The clearing stage can begin before the permission form is signed, however it cannot progress adequately. As original content is obtained by the dScribe, he or she uploads it into OERca, recommends actions, finds replacements, then re-edits or recomposes the materials to present for publishing to the Publication Director. Often, several iterations will be moved back and forth between the dScribe and the Publication Director before a material is ready to be added to Educommons for the final publishing work. This is an area in which a new approach and perhaps a new tool may be beneficial to the process. the Publication Director and dScribes must email materials back and forth with changes or suggestions. A system for shared file editing and annotation would improve the efficiency of this portion of the process. In order to clear some materials, replacement objects must be located. Another potential breakdown is the lack of experience many dScribes have in searching for the type of materials, particularly images, that are needed to clear the material.

[edit] Publishing and Editing

In order to publish a course, a placeholder is first added to the Educommons site. The materials are downloaded from OERca as zip files, opened and examined. If changes need to be made, they are sent back to the dScribe in an email, and the publishing page is put on hold until the final version of the file is ready. There is an issue of version control that arises as a result of the back and forth movement of documents and instructions between the dScribe and whoever is publishing the course. dScribes sometimes have problems keeping the various "edited" versions separate from the original version in OERca and the version they use as part of their own files for the class. It is possible that the problem gets even more complicated when multiple dScribes are working on the same course. Text documents are copied and pasted into the Educommons HTML editor and marked up there. The publishing phase ends when an email is sent to the instructor asking for final permission. The instructor is given a login id and allowed to view and approve their course.

[edit] Publicity and Maintenance

Once a course has been published, data about its usage is tracked by Google Analytics. Courses are publicized as blog posts, and at the end of semester, emails are sent out indicating which new courses have been published. A course on the EduCommons site ideally could be maintained by the dScribe or the instructor as well as Susan.
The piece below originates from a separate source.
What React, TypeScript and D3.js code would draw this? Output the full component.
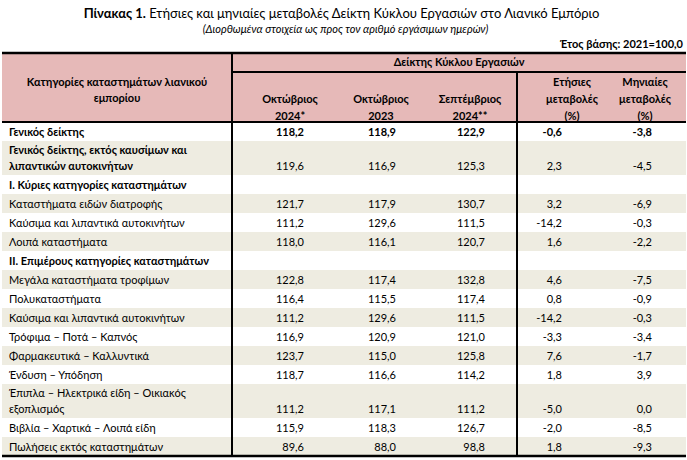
import React from "react";
import * as d3 from "d3";

const categories: string[][] = [
  ["Γενικός δείκτης"],
  ["Γενικός δείκτης, εκτός καυσίμων και", "λιπαντικών αυτοκινήτων"],
  ["I. Κύριες κατηγορίες καταστημάτων"],
  ["Καταστήματα ειδών διατροφής"],
  ["Καύσιμα και λιπαντικά αυτοκινήτων"],
  ["Λοιπά καταστήματα"],
  ["II. Επιμέρους κατηγορίες καταστημάτων"],
  ["Μεγάλα καταστήματα τροφίμων"],
  ["Πολυκαταστήματα"],
  ["Καύσιμα και λιπαντικά αυτοκινήτων"],
  ["Τρόφιμα – Ποτά – Καπνός"],
  ["Φαρμακευτικά – Καλλυντικά"],
  ["Ένδυση – Υπόδηση"],
  ["Έπιπλα – Ηλεκτρικά είδη – Οικιακός", "εξοπλισμός"],
  ["Βιβλία – Χαρτικά – Λοιπά είδη"],
  ["Πωλήσεις εκτός καταστημάτων"],
];
const boldLabel = [true, true, true, false, false, false, true, false, false, false, false, false, false, false, false, false];
const boldValues = [true, false, false, false, false, false, false, false, false, false, false, false, false, false, false, false];

const oct2024 = [118.2, 119.6, null, 121.7, 111.2, 118.0, null, 122.8, 116.4, 111.2, 116.9, 123.7, 118.7, 111.2, 115.9, 89.6];
const oct2023 = [118.9, 116.9, null, 117.9, 129.6, 116.1, null, 117.4, 115.5, 129.6, 120.9, 115.0, 116.6, 117.1, 118.3, 88.0];
const sep2024 = [122.9, 125.3, null, 130.7, 111.5, 120.7, null, 132.8, 117.4, 111.5, 121.0, 125.8, 114.2, 111.2, 126.7, 98.8];
const annualChange = [-0.6, 2.3, null, 3.2, -14.2, 1.6, null, 4.6, 0.8, -14.2, -3.3, 7.6, 1.8, -5.0, -2.0, 1.8];
const monthlyChange = [-3.8, -4.5, null, -6.9, -0.3, -2.2, null, -7.5, -0.9, -0.3, -3.4, -1.7, 3.9, 0.0, -8.5, -9.3];

const columnHeaders: string[][] = [
  ["Οκτώβριος", "2024*"],
  ["Οκτώβριος", "2023"],
  ["Σεπτέμβριος", "2024**"],
  ["Ετήσιες", "μεταβολές", "(%)"],
  ["Μηνιαίες", "μεταβολές", "(%)"],
];
const titleBold = "Πίνακας 1.";
const titleRest = " Ετήσιες και μηνιαίες μεταβολές Δείκτη Κύκλου Εργασιών στο Λιανικό Εμπόριο";
const subtitle = "(Διορθωμένα στοιχεία ως προς τον αριθμό εργάσιμων ημερών)";
const baseYear = "Έτος βάσης: 2021=100,0";
const groupHeader = "Δείκτης Κύκλου Εργασιών";
const firstHeader = ["Κατηγορίες καταστημάτων λιανικού", "εμπορίου"];

const W = 687;
const H = 460;
const FONT = "Lato, 'Open Sans', sans-serif";
const PINK = "#e6b9b8";
const GRAY = "#eeece1";

const locale = d3.formatLocale({ decimal: ",", thousands: ".", grouping: [3], currency: ["", "€"], minus: "-" });
const fmt = locale.format(".1f");

export default function App() {
  const left = 2, right = 686;
  const topBorder = 53, groupLine = 72, headerBottom = 122;
  const singleH = 19, doubleH = 34;
  const heights = categories.map((c) => (c.length > 1 ? doubleH : singleH));
  const cum = d3.cumsum(heights);
  const rowTop = (i: number) => headerBottom + (i === 0 ? 0 : cum[i - 1]);
  const bottom = headerBottom + cum[cum.length - 1];
  const div1 = 232, div2 = 517;

  const colCenters = [290, 381, 470, 572, 645];
  const colRight = [304, 396, 485, 562, 652];
  const series = [oct2024, oct2023, sep2024, annualChange, monthlyChange];

  const fs = 11;

  return (
    <div style={{ position: "absolute", left: 0, top: 0 }}>
      <svg width={W} height={H} style={{ display: "block", background: "#fff" }} fontFamily={FONT}>
        <text x={W / 2 - 2} y={18} textAnchor="middle" fontSize={13} fill="#000">
          <tspan fontWeight="bold">{titleBold}</tspan>
          <tspan>{titleRest}</tspan>
        </text>
        <text x={W / 2 + 2} y={33} textAnchor="middle" fontSize={11} fontStyle="italic" fill="#000">
          {subtitle}
        </text>
        <text x={683} y={48} textAnchor="end" fontSize={11} fontWeight="bold" fill="#000">
          {baseYear}
        </text>

        <rect x={left} y={topBorder} width={right - left} height={headerBottom - topBorder} fill={PINK} />

        {categories.map((c, i) => (
          <rect key={"bg" + i} x={left} y={rowTop(i)} width={right - left} height={heights[i]}
            fill={i % 2 === 1 ? GRAY : "#fff"} />
        ))}

        <text x={117} y={86} textAnchor="middle" fontSize={fs} fontWeight="bold">
          <tspan x={117}>{firstHeader[0]}</tspan>
          <tspan x={117} dy={16}>{firstHeader[1]}</tspan>
        </text>
        <text x={(div1 + right) / 2} y={66} textAnchor="middle" fontSize={fs} fontWeight="bold">{groupHeader}</text>
        {columnHeaders.map((h, j) => {
          const startY = 120 - (h.length - 1) * 17;
          return (
            <text key={"h" + j} textAnchor="middle" fontSize={fs} fontWeight="bold">
              {h.map((line, k) => (
                <tspan key={k} x={colCenters[j]} y={startY + k * 17}>{line}</tspan>
              ))}
            </text>
          );
        })}

        {categories.map((c, i) => {
          const b = rowTop(i) + heights[i] - 5;
          return (
            <g key={"row" + i}>
              <text fontSize={fs} fontWeight={boldLabel[i] ? "bold" : "normal"}>
                {c.map((line, k) => (
                  <tspan key={k} x={9} y={b - (c.length - 1 - k) * 16}>{line}</tspan>
                ))}
              </text>
              {series.map((s, j) =>
                s[i] === null ? null : (
                  <text key={j} x={colRight[j]} y={b} textAnchor="end" fontSize={fs}
                    fontWeight={boldValues[i] ? "bold" : "normal"}>
                    {fmt(s[i] as number)}
                  </text>
                )
              )}
            </g>
          );
        })}

        <line x1={left} x2={right} y1={topBorder} y2={topBorder} stroke="#000" strokeWidth={2.5} />
        <line x1={div1} x2={right} y1={groupLine} y2={groupLine} stroke="#000" strokeWidth={2} />
        <line x1={left} x2={right} y1={headerBottom} y2={headerBottom} stroke="#000" strokeWidth={2} />
        <line x1={left} x2={right} y1={bottom} y2={bottom} stroke="#000" strokeWidth={2.5} />
        <line x1={div1} x2={div1} y1={topBorder} y2={bottom} stroke="#000" strokeWidth={2} />
        <line x1={div2} x2={div2} y1={groupLine} y2={bottom} stroke="#000" strokeWidth={2} />
      </svg>
    </div>
  );
}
One issue this would bring up is version control between the various editors.

There are currently three channels for obtaining direct user feedback. There is a survey which is linked from every course. At present there has been only one respondent. There is a feedback field which can be accessed from the top navigation bar anywhere in the site. And there is a contact link at the very bottom of the page in which users could offer ideas. Thus far these channels have not produced a satisfactory or useful level of feedback.